I am no finacial adviser and pensions are a minefield so would suggest that everyone takes individual advice.

However, my own experience is as follows:1) CETV will be large - it is typically around 20 times pension value -
2) I don't believe you can draw down a defined benefit pension (ie final salary) - only a defined contribution (ie money goes into stock market)
3) Transferring out of a DB scheme is not straight forward - you need to get a quote (official CETV) - then you need to get advice which will be paid for. Advice will almost certainly tell you that it's not a good idea to transfer your DB pension out. You can appeal on the grounds that it's what you want to do and it's your pension (and YOUR money) but the Ombudsman thinks people are stupid and also likely to decline your appeal. No financial advisor is likely to tell you it is a good idea to transfer and the govt has massively increased fines for bad advice which means financial advisors can't afford the risk (and can no longer get risk insurance) and a lot have stopped advising on pension transfers.

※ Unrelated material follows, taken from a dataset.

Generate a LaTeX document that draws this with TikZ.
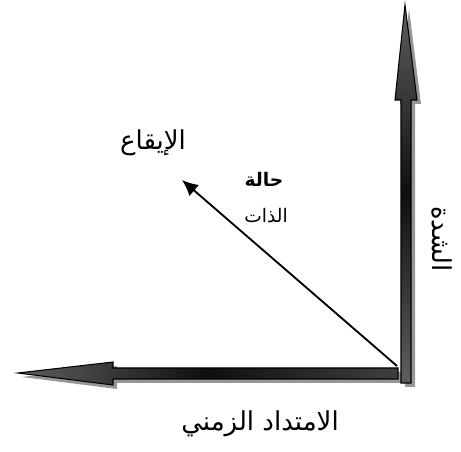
\documentclass[tikz,border=0pt]{standalone}
\usepackage{fontspec}
\usepackage{xcolor}
\usetikzlibrary{arrows.meta}
\TeXXeTstate=1
\newfontfamily\arabicfont[Script=Arabic]{DejaVu Sans}
\definecolor{arrowshade}{RGB}{95,95,95}
\definecolor{arrowdark}{RGB}{15,15,15}
\definecolor{shadowgray}{RGB}{150,150,150}

\tikzset{
  blockarrow/.style={draw=black,line width=0.8pt,line join=miter},
  blockshadow/.style={fill=shadowgray,draw=none},
  arlabel/.style={font=\arabicfont\fontsize{19.5}{22}\selectfont,inner sep=1pt},
  smalllabel/.style={font=\arabicfont\fontsize{14}{16}\selectfont,inner sep=1pt}
}

\begin{document}
\begin{tikzpicture}[x=0.75pt,y=-0.75pt]
  \useasboundingbox (0,0) rectangle (461,452);
  % corner and tips
  \coordinate (corner) at (397,366);
  \coordinate (state) at (182,180);
  % shadows
  \fill[blockshadow] (400,104)--(409,9)--(421,104)--(415,104)--(415,387)--(405,387)--(405,104)--cycle;
  \fill[blockshadow] (22,377)--(117,366)--(117,372)--(402,372)--(402,383)--(117,383)--(117,389)--cycle;
  % vertical block arrow
  \draw[blockarrow,top color=arrowshade,bottom color=arrowshade,middle color=arrowdark]
    (395,100)--(405,5)--(417,100)--(411,100)--(411,383)--(401,383)--(401,100)--cycle;
  % horizontal block arrow
  \draw[blockarrow,left color=arrowshade,right color=arrowdark!80,middle color=arrowdark]
    (18,373)--(113,362)--(113,368)--(398,368)--(398,379)--(113,379)--(113,385)--cycle;
  % thin arrow
  \draw[line width=1.4pt,-{Latex[length=12pt,width=11pt]}] (corner)--(state);
  % labels
  \node[arlabel] (rhythm) at (153,143) {\beginR الإيقاع\endR};
  \node[smalllabel,font=\arabicfont\bfseries\fontsize{14}{16}\selectfont] (stateA) at (264,179) {\beginR حالة\endR};
  \node[smalllabel] (stateB) at (266,216) {\beginR الذات\endR};
  \node[arlabel,rotate=-90] (intensity) at (442,239) {\beginR الشدة\endR};
  \node[arlabel] (duration) at (260,424) {\beginR الامتداد الزمني\endR};
\end{tikzpicture}
\end{document}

Personally, I think it's scandalous that you can't transfer a defined benefit pension (or at least it's near impossible). After the TATA pension debacle where so many were advised to transfer out of their DB pension and got ripped off and ended up with little or no pension the Govt has basically made it impossible to do otherwise (ie transfer). BUT, it is your money , your pension so for Govt to make it impossible via regulation to transfer is not on and you should complain to your MP.

BTW - Something else I consider scandalous - if you die (prior to taking your pension) current legislation allows you to pass on your pension pot as part of your estate. This can be a lot of money. However, DB funds will typically only return PREMIUMS paid into the scheme and NOT its value. So, if your CETV is 200K then you may only have paid 30K of premiums and that's all you get back. If 200K was in a defined contribution scheme then you could pass on all of that.

As per my opening comment - the above is just my experience, I am not a financial advisor so you should take independent advice. I do have a DB pension (but I am not retired so it is deferred) so have done a lot of investigation into what I can do with it hence the post above.